EXERCISE DETAILS: Only the lines from the start of the data to the line containing "import plotly.graph_objects as go", both included, should be output, exactly and without pictures.

SUPPLIED INFORMATION:

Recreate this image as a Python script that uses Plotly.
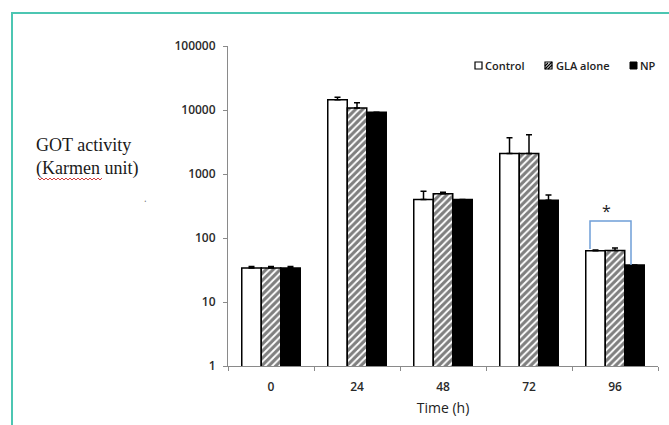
import plotly.graph_objects as go

# ---- data ----
times = ["0", "24", "48", "72", "96"]
control = [34, 14500, 400, 2100, 63]
control_err = [2, 1300, 140, 1600, 2]
gla = [34, 10700, 490, 2100, 64]
gla_err = [2, 2300, 30, 2000, 6]
np_vals = [34, 9200, 400, 390, 38]
np_err = [2, 0, 0, 80, 0]
ytick_vals = [1, 10, 100, 1000, 10000, 100000]
ytick_text = ["1", "10", "100", "1000", "10000", "100000"]

W, H = 669, 425
L, R, T, B = 228, 11, 46, 59
PW, PH = W - L - R, H - T - B


def px(x):
    return (x - L) / PW


def py(y):
    return (H - B - y) / PH


tick_font = dict(family="Open Sans", size=12, color="#2a2a2a", weight=600)

fig = go.Figure()
common = dict(marker_line=dict(color="black", width=1.5), showlegend=False)
fig.add_bar(x=times, y=control, name="Control", marker_color="white",
            error_y=dict(type="data", array=control_err, arrayminus=[0] * 5,
                         symmetric=False, color="black", thickness=1.5, width=3),
            **common)
fig.add_bar(x=times, y=gla, name="GLA alone",
            marker=dict(color="white",
                        pattern=dict(shape="/", fgcolor="black", bgcolor="white",
                                     size=5, solidity=0.62)),
            error_y=dict(type="data", array=gla_err, arrayminus=[0] * 5,
                         symmetric=False, color="black", thickness=1.5, width=3),
            **common)
fig.add_bar(x=times, y=np_vals, name="NP", marker_color="black",
            error_y=dict(type="data", array=np_err, arrayminus=[0] * 5,
                         symmetric=False, color="black", thickness=1.5, width=3),
            **common)

fig.update_layout(
    width=W, height=H,
    margin=dict(l=L, r=R, t=T, b=B),
    paper_bgcolor="white", plot_bgcolor="white",
    barmode="group", bargap=0.32, bargroupgap=0,
    font=dict(family="Open Sans", color="#404040"),
)
fig.update_yaxes(type="log", range=[0, 5], tickvals=ytick_vals, ticktext=ytick_text,
                 showline=True, linecolor="#8a8a8a", linewidth=1, ticks="outside",
                 ticklen=4, tickcolor="#8a8a8a", showgrid=False, zeroline=False,
                 tickfont=tick_font, ticklabelstandoff=5)
fig.update_xaxes(showline=True, linecolor="#8a8a8a", linewidth=1, ticks="outside",
                 tickson="boundaries", ticklen=4, tickcolor="#8a8a8a",
                 showgrid=False, tickfont=tick_font, ticklabelstandoff=10,
                 title=dict(text="Time (h)", font=dict(family="Open Sans", size=14,
                                                       color="#222222"),
                            standoff=8))

shapes = []
# teal frame
teal = "#4cc6b2"
shapes.append(dict(type="line", xref="paper", yref="paper", x0=px(11), x1=px(669),
                   y0=py(13), y1=py(13), line=dict(color=teal, width=2)))
shapes.append(dict(type="line", xref="paper", yref="paper", x0=px(12), x1=px(12),
                   y0=py(13), y1=py(425), line=dict(color=teal, width=2)))
# significance bracket
shapes.append(dict(type="path", xref="paper", yref="paper",
                   path=f"M {px(590)} {py(249)} L {px(590)} {py(221)} L {px(631)} {py(221)} L {px(631)} {py(265)}",
                   line=dict(color="#6f9fd8", width=1.5)))
# spell-check wavy underline under "Karmen"
zz = "M"
xs = list(range(38, 104, 2))
for i, xv in enumerate(xs):
    yv = 178 if i % 2 == 0 else 180
    zz += f" {px(xv)} {py(yv)}" if i == 0 else f" L {px(xv)} {py(yv)}"
shapes.append(dict(type="path", xref="paper", yref="paper", path=zz,
                   line=dict(color="#d04040", width=1)))

# manual legend swatches
lg_y0, lg_y1 = 62, 69
shapes.append(dict(type="rect", xref="paper", yref="paper", x0=px(475), x1=px(482),
                   y0=py(lg_y1), y1=py(lg_y0), line=dict(color="black", width=1.2),
                   fillcolor="white"))
shapes.append(dict(type="rect", xref="paper", yref="paper", x0=px(545), x1=px(552),
                   y0=py(lg_y1), y1=py(lg_y0), line=dict(color="black", width=1.2),
                   fillcolor="white"))
hp = f"M {px(545)} {py(66)} L {px(548)} {py(63)} M {px(545)} {py(69)} L {px(552)} {py(62)} M {px(548)} {py(69)} L {px(552)} {py(65)}"
shapes.append(dict(type="path", xref="paper", yref="paper", path=hp,
                   line=dict(color="black", width=1.3)))
shapes.append(dict(type="rect", xref="paper", yref="paper", x0=px(630), x1=px(637),
                   y0=py(lg_y1), y1=py(lg_y0), line=dict(color="black", width=1),
                   fillcolor="black"))
fig.update_layout(shapes=shapes)

ann = []
lg_font = dict(family="Open Sans", size=11, color="#222222", weight=600)
for xl, txt in [(483, "Control"), (554, "GLA alone"), (638, "NP")]:
    ann.append(dict(xref="paper", yref="paper", x=px(xl), y=py(65.5), text=txt,
                    showarrow=False, xanchor="left", yanchor="middle", font=lg_font))
serif = dict(family="Liberation Serif", size=18, color="#1a1a1a")
ann.append(dict(xref="paper", yref="paper", x=px(34), y=py(145), text="GOT activity",
                showarrow=False, xanchor="left", yanchor="middle", font=serif))
ann.append(dict(xref="paper", yref="paper", x=px(34), y=py(168), text="(Karmen unit)",
                showarrow=False, xanchor="left", yanchor="middle", font=serif))
ann.append(dict(xref="paper", yref="paper", x=px(606), y=py(211), text="*",
                showarrow=False, xanchor="center", yanchor="middle",
                font=dict(family="Open Sans", size=16, color="#222222")))
ann.append(dict(xref="paper", yref="paper", x=px(145), y=py(198), text=".",
                showarrow=False, xanchor="center", yanchor="middle",
                font=dict(family="Open Sans", size=10, color="#777777")))
fig.update_layout(annotations=ann)

fig.write_html("out.html", config={"displayModeBar": False},
               post_script="document.body.style.margin='0';document.body.style.overflow='hidden';")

RESPONSE TO THIS EXERCISE:
Recreate this image as a Python script that uses Plotly.
import plotly.graph_objects as go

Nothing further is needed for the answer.